For the entries below, copy exactly the line that contains "Recreate this image" through the line that contains "const yUnit = 'Millions';", both ends included, and exclude all pictures.
_ _ _ _ _
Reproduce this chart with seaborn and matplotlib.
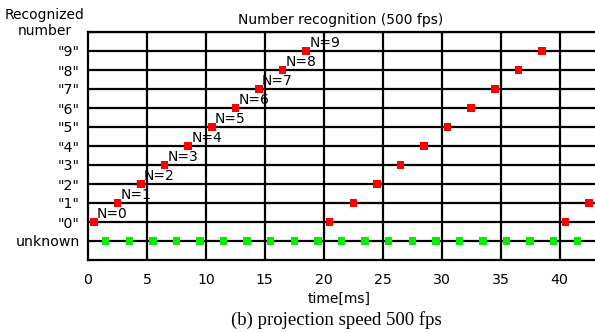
import matplotlib
matplotlib.use("Agg")
import matplotlib.pyplot as plt
import seaborn as sns
import pandas as pd

# Recognized digits (red) over time
red_time = [0.5, 2.5, 4.5, 6.5, 8.5, 10.5, 12.5, 14.5, 16.5, 18.5,
            20.5, 22.5, 24.5, 26.5, 28.5, 30.5, 32.5, 34.5, 36.5, 38.5,
            40.5, 42.5]
red_value = [0, 1, 2, 3, 4, 5, 6, 7, 8, 9,
             0, 1, 2, 3, 4, 5, 6, 7, 8, 9,
             0, 1]
# Unknown frames (green)
green_time = [1.5, 3.5, 5.5, 7.5, 9.5, 11.5, 13.5, 15.5, 17.5, 19.5,
              21.5, 23.5, 25.5, 27.5, 29.5, 31.5, 33.5, 35.5, 37.5, 39.5, 41.5]
green_value = [-1] * 21
# Labels for the first pass
n_labels = ["N=0", "N=1", "N=2", "N=3", "N=4", "N=5", "N=6", "N=7", "N=8", "N=9"]

y_ticks = [-1, 0, 1, 2, 3, 4, 5, 6, 7, 8, 9]
y_labels = ["unknown", '"0"', '"1"', '"2"', '"3"', '"4"', '"5"', '"6"', '"7"', '"8"', '"9"']
x_ticks = [0, 5, 10, 15, 20, 25, 30, 35, 40]

sns.set_style("white")
plt.rcParams['font.family'] = ['DejaVu Sans']
plt.rcParams['text.color'] = 'black'
plt.rcParams['xtick.color'] = 'black'
plt.rcParams['ytick.color'] = 'black'

fig = plt.figure(figsize=(5.95, 3.33), dpi=100)
ax = fig.add_axes([88/595, 1 - 260/333, (595 - 88)/595, (260 - 32)/333])

df_red = pd.DataFrame({"t": red_time, "v": red_value})
df_green = pd.DataFrame({"t": green_time, "v": green_value})

ax.set_xlim(0, 43)
ax.set_ylim(-2, 10)

for y in range(-1, 11):
    ax.axhline(y, color="black", lw=1.6, zorder=1)
for x in x_ticks[1:]:
    ax.axvline(x, color="black", lw=1.6, zorder=1)

sns.scatterplot(data=df_red, x="t", y="v", ax=ax, marker="s", color="#ff0000",
                s=29, edgecolor="none", zorder=3)
sns.scatterplot(data=df_green, x="t", y="v", ax=ax, marker="s", color="#00ee00",
                s=29, edgecolor="none", zorder=3)

for t, v, lab in zip(red_time, red_value, n_labels):
    ax.annotate(lab, (t, v), xytext=(3, 1), textcoords="offset pixels",
                ha="left", va="bottom", fontsize=10, color="black", zorder=4)

ax.set_xticks(x_ticks)
ax.set_xticklabels([str(x) for x in x_ticks], fontsize=10.2)
ax.set_yticks(y_ticks)
ax.set_yticklabels(y_labels, fontsize=10.2)
ax.tick_params(axis="x", length=0, pad=9, colors="black")
ax.tick_params(axis="y", length=0, pad=6, colors="black")
ax.set_xlabel("")
ax.set_ylabel("")

for side in ["left", "bottom", "top"]:
    ax.spines[side].set_visible(True)
    ax.spines[side].set_color("black")
    ax.spines[side].set_linewidth(1.6)
ax.spines["right"].set_visible(False)

fig.text(341/595, 1 - 20/333, "Number recognition (500 fps)", ha="center", va="center", fontsize=10)
fig.text(45/595, 1 - 15/333, "Recognized", ha="center", va="center", fontsize=10)
fig.text(45/595, 1 - 31/333, "number", ha="center", va="center", fontsize=10)
fig.text(339/595, 1 - 299/333, "time[ms]", ha="center", va="center", fontsize=10)
fig.text(336/595, 1 - 320/333, "(b) projection speed 500 fps", ha="center", va="center",
         fontsize=13.5, family="Liberation Serif")

fig.savefig("out.png", dpi=100)
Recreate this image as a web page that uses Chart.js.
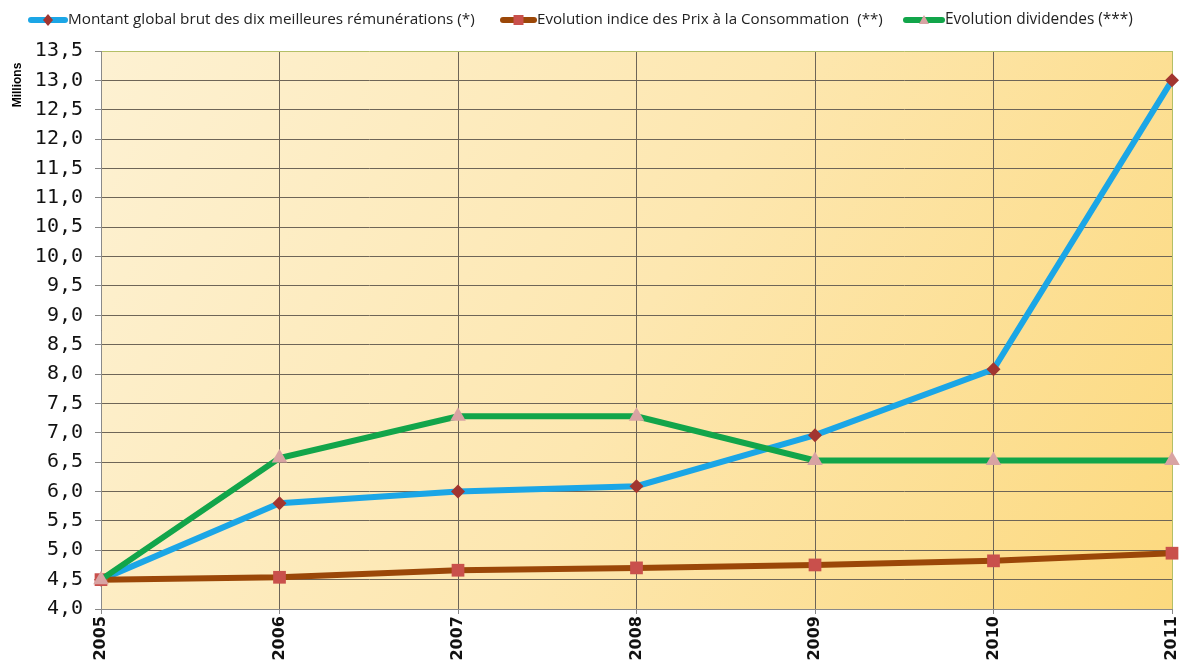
<!DOCTYPE html>
<html><head><meta charset="utf-8">
<script src="https://cdn.jsdelivr.net/npm/chart.js@4/dist/chart.umd.min.js"></script>
<style>html,body{margin:0;padding:0;background:#fff;}#wrap{width:1182px;height:666px;position:relative;}</style>
</head><body><div id="wrap"><canvas id="c" width="1182" height="666"></canvas></div>
<script>
const years = ['2005','2006','2007','2008','2009','2010','2011'];
const remunerations = [4.5, 5.8, 6.0, 6.09, 6.96, 8.08, 13.0];
const prixConso = [4.5, 4.54, 4.66, 4.70, 4.75, 4.82, 4.95];
const dividendes = [4.5, 6.57, 7.28, 7.28, 6.53, 6.53, 6.53];
const seriesNames = ['Montant global brut des dix meilleures rémunérations (*)', 'Evolution indice des Prix à la Consommation  (**)', 'Evolution dividendes (***)'];
const yTicksMin = 4.0, yTicksMax = 13.5, yStep = 0.5;
const yUnit = 'Millions';

const bgPlugin = {
  id: 'bg',
  beforeDraw(chart) {
    const {ctx, chartArea: a} = chart;
    const g = ctx.createLinearGradient(a.left, a.top, a.right, a.bottom);
    g.addColorStop(0, '#fdf1d2');
    g.addColorStop(0.5, '#fde7b0');
    g.addColorStop(1, '#fcd97e');
    ctx.save();
    ctx.fillStyle = g;
    ctx.fillRect(a.left, a.top, a.right - a.left, a.bottom - a.top);
    ctx.restore();
  },
  afterDraw(chart) {
    const {ctx} = chart;
    ctx.save();
    ctx.translate(18, 85);
    ctx.rotate(-Math.PI / 2);
    ctx.font = 'bold 12px "Liberation Sans", Arial, sans-serif';
    ctx.fillStyle = '#000';
    ctx.textAlign = 'center';
    ctx.textBaseline = 'middle';
    ctx.fillText(yUnit, 0, 0);
    ctx.restore();
    const items = [
      {x: 28, tx: 68, tw: 407, color: '#1ba6e6', marker: 'diamond'},
      {x: 500, tx: 537, tw: 346, color: '#9b4708', marker: 'square'},
      {x: 903, tx: 945, tw: 188, color: '#12a54a', marker: 'triangle'}
    ];
    ctx.save();
    ctx.textBaseline = 'middle';
    const y = 20;
    items.forEach((it, i) => {
      ctx.strokeStyle = it.color;
      ctx.lineWidth = 6;
      ctx.lineCap = 'round';
      ctx.beginPath(); ctx.moveTo(it.x + 3, y); ctx.lineTo(it.tx - 3, y); ctx.stroke();
      const cx = (it.x + it.tx) / 2;
      if (it.marker === 'diamond') {
        ctx.fillStyle = '#a23530';
        ctx.beginPath(); ctx.moveTo(cx, y - 6); ctx.lineTo(cx + 5, y); ctx.lineTo(cx, y + 6); ctx.lineTo(cx - 5, y); ctx.closePath(); ctx.fill();
      } else if (it.marker === 'square') {
        ctx.fillStyle = '#c9504c';
        ctx.fillRect(cx - 5, y - 5, 10, 10);
      } else {
        ctx.fillStyle = '#d8a3a3';
        ctx.beginPath(); ctx.moveTo(cx, y - 5); ctx.lineTo(cx + 5, y + 4); ctx.lineTo(cx - 5, y + 4); ctx.closePath(); ctx.fill();
      }
      let size = 14;
      ctx.font = size + 'px "Open Sans", sans-serif';
      const w = ctx.measureText(seriesNames[i]).width;
      size = size * it.tw / w;
      ctx.font = size.toFixed(2) + 'px "Open Sans", sans-serif';
      ctx.fillStyle = '#222';
      ctx.fillText(seriesNames[i], it.tx, y);
    });
    ctx.restore();
  }
};

new Chart(document.getElementById('c'), {
  type: 'line',
  data: {
    labels: years,
    datasets: [
      {label: seriesNames[0], data: remunerations, borderColor: '#1ba6e6', borderWidth: 6,
       pointStyle: 'rectRot', pointRadius: 7, pointBackgroundColor: '#a23530', pointBorderWidth: 0, order: 3, tension: 0},
      {label: seriesNames[1], data: prixConso, borderColor: '#9b4708', borderWidth: 6,
       pointStyle: 'rect', pointRadius: 9, pointBackgroundColor: '#c9504c', pointBorderWidth: 0, order: 2, tension: 0},
      {label: seriesNames[2], data: dividendes, borderColor: '#12a54a', borderWidth: 6,
       pointStyle: 'triangle', pointRadius: 9, pointBackgroundColor: '#d8a3a3', pointBorderWidth: 0, order: 1, tension: 0}
    ]
  },
  options: {
    responsive: false,
    animation: false,
    layout: {padding: {top: 51, right: 0, left: 0, bottom: 0}},
    plugins: {legend: {display: false}, tooltip: {enabled: false}},
    scales: {
      x: {
        offset: false,
        grid: {color: (c) => c.index === years.length - 1 ? '#b4bf66' : '#6e6557', lineWidth: 1, drawTicks: true, tickLength: 5, tickColor: '#888'},
        border: {color: '#8a8a8a', width: 1},
        ticks: {maxRotation: 90, minRotation: 90, color: '#111', padding: 2,
                font: {family: '"DejaVu Sans", Verdana, sans-serif', weight: 'bold', size: 16}},
        afterFit(s) { s.height = 57; s.paddingRight = 10; }
      },
      y: {
        min: yTicksMin, max: yTicksMax,
        grid: {color: (c) => c.tick && c.tick.value === yTicksMax ? '#b4bf66' : '#6e6557', lineWidth: 1, tickLength: 6, tickColor: '#888'},
        border: {color: '#8a8a8a', width: 1},
        ticks: {stepSize: yStep, color: '#111', padding: 12,
                font: {family: '"DejaVu Sans Mono", monospace', size: 20},
                callback: (v) => v.toFixed(1).replace('.', ',')},
        afterFit(s) { s.width = 101; }
      }
    }
  },
  plugins: [bgPlugin]
});
</script></body></html>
_ _ _ _ _
**Solution for this problem**
Recreate this image as a web page that uses Chart.js.
<!DOCTYPE html>
<html><head><meta charset="utf-8">
<script src="https://cdn.jsdelivr.net/npm/chart.js@4/dist/chart.umd.min.js"></script>
<style>html,body{margin:0;padding:0;background:#fff;}#wrap{width:1182px;height:666px;position:relative;}</style>
</head><body><div id="wrap"><canvas id="c" width="1182" height="666"></canvas></div>
<script>
const years = ['2005','2006','2007','2008','2009','2010','2011'];
const remunerations = [4.5, 5.8, 6.0, 6.09, 6.96, 8.08, 13.0];
const prixConso = [4.5, 4.54, 4.66, 4.70, 4.75, 4.82, 4.95];
const dividendes = [4.5, 6.57, 7.28, 7.28, 6.53, 6.53, 6.53];
const seriesNames = ['Montant global brut des dix meilleures rémunérations (*)', 'Evolution indice des Prix à la Consommation  (**)', 'Evolution dividendes (***)'];
const yTicksMin = 4.0, yTicksMax = 13.5, yStep = 0.5;
const yUnit = 'Millions';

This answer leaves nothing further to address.